Close to 60,000 migrants reached Italy’s shore from Libya this year alone, with many heading north to seek asylum in other member states. Similar numbers are cited for Greece.

Austria, France, and Switzerland have sealed off their borders to migrants and are sending anyone they catch back into Italy. The standoff at the borders has erupted into a larger row between France and Italy ,with some 200 African migrants stuck at Ventimiglia.

French Interior Minister Bernard Cazeneuve on Monday said it is up to Rome to handle their asylum claims because the migrants first arrived in Italy.
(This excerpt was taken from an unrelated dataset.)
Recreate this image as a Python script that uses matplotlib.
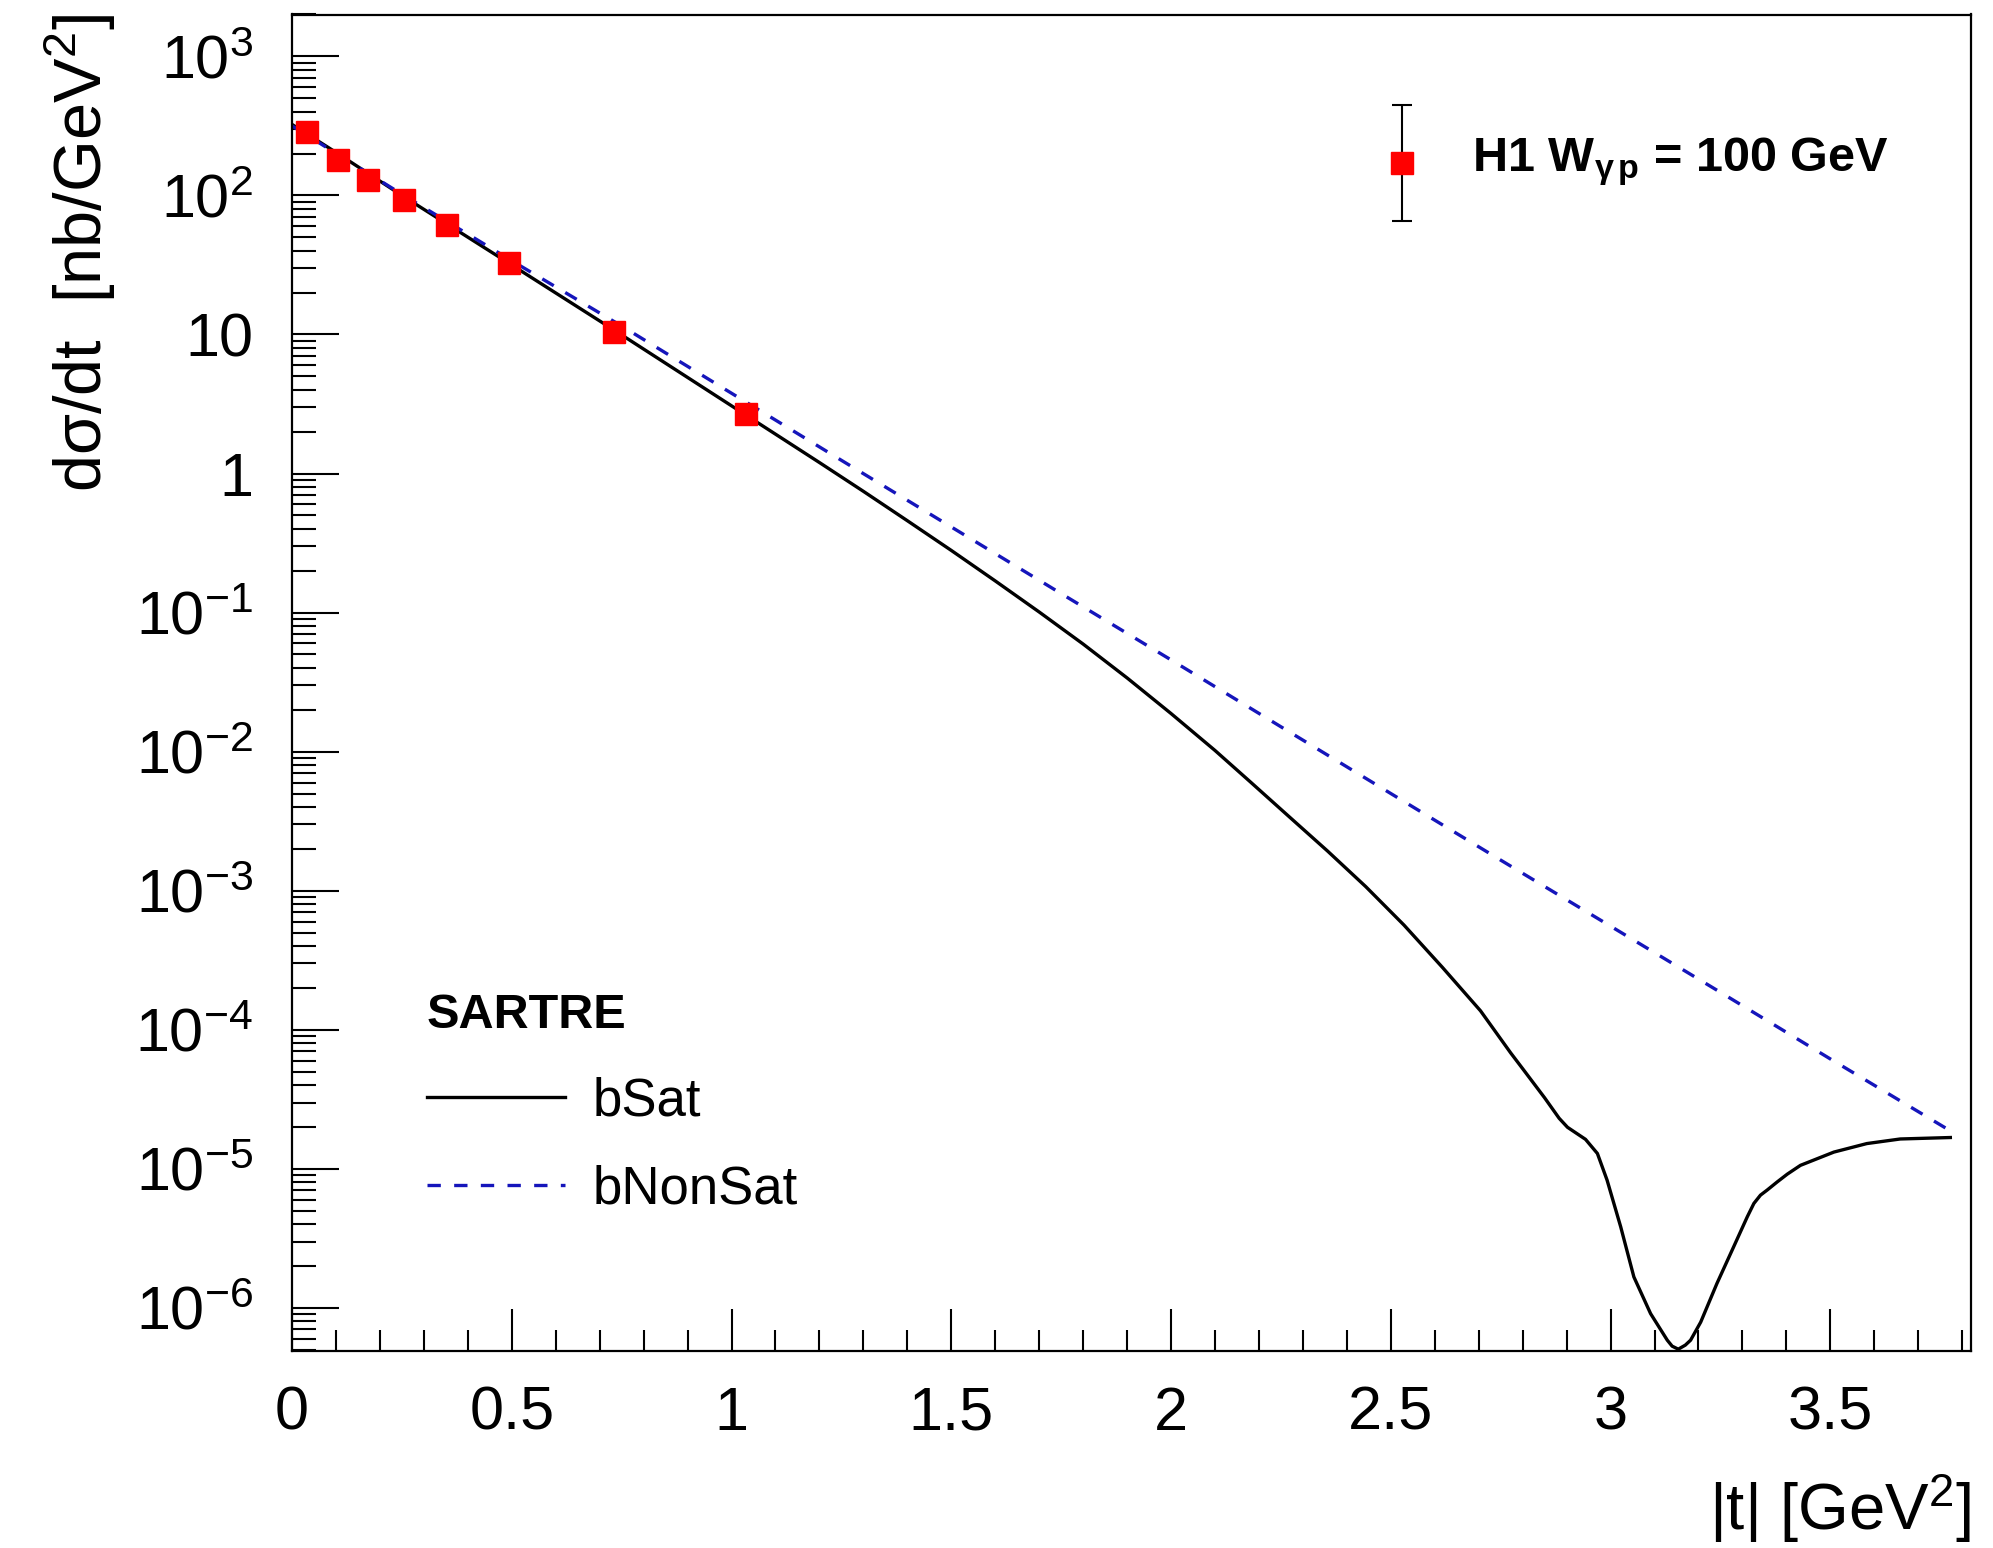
import matplotlib
matplotlib.use('Agg')
import matplotlib.pyplot as plt
from matplotlib.ticker import FixedLocator, FixedFormatter, MultipleLocator, LogLocator, NullFormatter

plt.rcParams['font.family'] = 'Liberation Sans'
plt.rcParams['mathtext.fontset'] = 'custom'
plt.rcParams['mathtext.rm'] = 'Liberation Sans'
plt.rcParams['mathtext.it'] = 'Liberation Sans:italic'
plt.rcParams['mathtext.bf'] = 'Liberation Sans:bold'
plt.rcParams['mathtext.default'] = 'regular'

# H1 J/psi photoproduction, W = 100 GeV
t_h1 = [0.033, 0.104, 0.174, 0.254, 0.353, 0.493, 0.732, 1.032]
dsdt_h1 = [286.0, 180.0, 130.0, 92.0, 61.0, 32.4, 10.5, 2.67]
err_h1 = [25.0, 15.0, 11.0, 8.0, 5.0, 2.8, 1.0, 0.25]

# Sartre, bSat dipole model
t_bsat = [0.0, 0.1, 0.25, 0.5, 0.75, 0.9, 1.0, 1.1, 1.2, 1.3,
          1.4, 1.5, 1.6, 1.7, 1.8, 1.9, 2.0, 2.1, 2.182, 2.269,
          2.356, 2.443, 2.53, 2.617, 2.704, 2.773, 2.8, 2.85, 2.883, 2.902,
          2.943, 2.97, 2.992, 3.023, 3.053, 3.091, 3.129, 3.14, 3.154, 3.17,
          3.182, 3.205, 3.242, 3.28, 3.311, 3.326, 3.341, 3.356, 3.379, 3.402,
          3.432, 3.508, 3.583, 3.659, 3.773]
dsdt_bsat = [324.0, 204.0, 100.0, 31.6, 9.93, 4.91, 3.07, 1.92, 1.20, 0.745,
             0.458, 0.280, 0.169, 0.101, 0.0594, 0.0339, 0.0188, 0.0102, 6.0e-3, 3.40e-3,
             1.93e-3, 1.07e-3, 5.66e-4, 2.82e-4, 1.37e-4, 6.8e-5, 5.25e-5, 3.24e-5, 2.31e-5, 1.99e-5,
             1.63e-5, 1.29e-5, 8.3e-6, 3.83e-6, 1.67e-6, 9.1e-7, 5.86e-7, 5.31e-7, 5.05e-7, 5.40e-7,
             5.86e-7, 7.9e-7, 1.5e-6, 2.75e-6, 4.52e-6, 5.64e-6, 6.47e-6, 7.03e-6, 8.05e-6, 9.16e-6,
             1.06e-5, 1.32e-5, 1.52e-5, 1.64e-5, 1.68e-5]

# Sartre, bNonSat dipole model
t_bnonsat = [0.0, 0.25, 0.5, 0.75, 1.0, 1.25, 1.5, 1.75, 2.0, 2.25,
             2.5, 2.75, 3.0, 3.25, 3.5, 3.775]
dsdt_bnonsat = [316.0, 102.0, 33.9, 11.5, 3.78, 1.245, 0.413, 0.137, 0.0457, 0.0151,
                5.0e-3, 1.66e-3, 5.56e-4, 1.86e-4, 6.17e-5, 1.86e-5]

xtick_vals = [0, 0.5, 1, 1.5, 2, 2.5, 3, 3.5]
xtick_labels = ['0', '0.5', '1', '1.5', '2', '2.5', '3', '3.5']
ytick_vals = [1e3, 1e2, 1e1, 1e0, 1e-1, 1e-2, 1e-3, 1e-4, 1e-5, 1e-6]
ytick_labels = ['$10^{3}$', '$10^{2}$', '10', '1', '$10^{-1}$', '$10^{-2}$',
                '$10^{-3}$', '$10^{-4}$', '$10^{-5}$', '$10^{-6}$']

fig = plt.figure(figsize=(19.93, 15.48), dpi=100)
ax = fig.add_axes([292 / 1993, 1 - 1351 / 1548, 1679 / 1993, 1336.5 / 1548])

l_sat, = ax.plot(t_bsat, dsdt_bsat, color='black', lw=2.4, zorder=2)
l_non, = ax.plot(t_bnonsat, dsdt_bnonsat, color='#1515bb', lw=2.4, dashes=(4, 4), zorder=2)
ax.errorbar(t_h1, dsdt_h1, yerr=err_h1, fmt='s', color='red', ms=15.5,
            ecolor='black', elinewidth=1.5, capsize=7, capthick=1.5, zorder=3)

ax.set_yscale('log')
ax.set_xlim(0, 3.82)
ax.set_ylim(4.9e-7, 2000)

for s in ax.spines.values():
    s.set_linewidth(1.6)

ax.xaxis.set_major_locator(FixedLocator(xtick_vals))
ax.xaxis.set_major_formatter(FixedFormatter(xtick_labels))
ax.xaxis.set_minor_locator(MultipleLocator(0.1))
ax.yaxis.set_major_locator(FixedLocator(ytick_vals))
ax.yaxis.set_major_formatter(FixedFormatter(ytick_labels))
ax.yaxis.set_minor_locator(LogLocator(base=10, subs=range(2, 10), numticks=30))
ax.yaxis.set_minor_formatter(NullFormatter())

ax.tick_params(which='both', direction='in', top=False, right=False, width=1.5)
ax.tick_params(axis='x', which='major', length=30, pad=25, labelsize=44)
ax.tick_params(axis='x', which='minor', length=15)
ax.tick_params(axis='y', which='major', length=34, pad=28, labelsize=44)
ax.tick_params(axis='y', which='minor', length=17)

ax.set_ylabel('d\u03c3/dt  [nb/GeV$^{2}$]', fontsize=48, loc='top')
ax.yaxis.set_label_coords(-0.1132, 1.0)
ax.yaxis.label.set_va('baseline')
ax.set_xlabel('|t| [GeV$^{2}$]', fontsize=47, loc='right')
ax.xaxis.set_label_coords(1.0, -0.134)
ax.xaxis.label.set_va('baseline')

# key for the H1 points, drawn in axes coordinates
ax.errorbar([0.661], [0.889], yerr=[0.0434], fmt='s', color='red', ms=15.5,
            ecolor='black', elinewidth=1.5, capsize=7, capthick=1.5,
            transform=ax.transAxes, clip_on=False, zorder=4)
ax.text(0.7028, 0.8824, 'H1 W$_{\u03b3\\,p}$ = 100 GeV', transform=ax.transAxes,
        fontsize=35, fontweight='bold', ha='left', va='baseline')

ax.legend([l_sat, l_non], ['bSat', 'bNonSat'], title='SARTRE',
          title_fontproperties={'weight': 'bold', 'size': 35}, alignment='left',
          loc='upper left', bbox_to_anchor=(0.0804, 0.2682), frameon=False,
          fontsize=38, handlelength=2.61, handletextpad=0.52, labelspacing=0.73,
          borderpad=0, borderaxespad=0)

fig.savefig('out.png', dpi=100)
"When migrants arrive in France that have been through Italy and registered there, the European law applies and that means they must be returned to Italy,” he said.

France has returned some 6,000 to Italy since the start of the year.

Renzi says Italy will impose its own rules and methods should other member states abrogate on earlier calls on solidarity.

"A solid country such as ours can't allow France to have ships in the Mediterranean and leave (migrants) in Italy," said Renzi, cited by ANSA.

The crisis has piled on pressure on Renzi’s centre-left government amid gains made by the anti-immigration Northern League in recent regional elections.

The distribution plan was first announced in late April by the European Commission and would require member states to take in 40,000 asylum seekers landing in Italy and Greece over a two-year period.

Some 24,000 would be relocated from Italy and 16,000 from Greece.

The binding distribution and criteria has generated reproaches from eastern European member states who want a voluntary scheme. Poland has also spoken out against it, while others like Austria, Germany, Italy and Sweden are in favour.

France and Germany would take in around 30 percent.

The plans are not binding for the UK, Ireland, and Denmark.

The UK and Ireland have special “opt-in” rights in the area of freedom, security and home affairs – including everything that concerns asylum and migration. Denmark, for its part, has an “opt-out” clause and doesn’t participate at all in justice and home affairs issues.

"What is required here is a collective agreement if possible. I think what you are getting from Italy for the moment is a reflection of the frustration from Italy that more isn't happening here," Ireland's minister of defence Simon Coveney said on Tuesday.

The plans will be discussed again among leaders at a summit at the end of the month.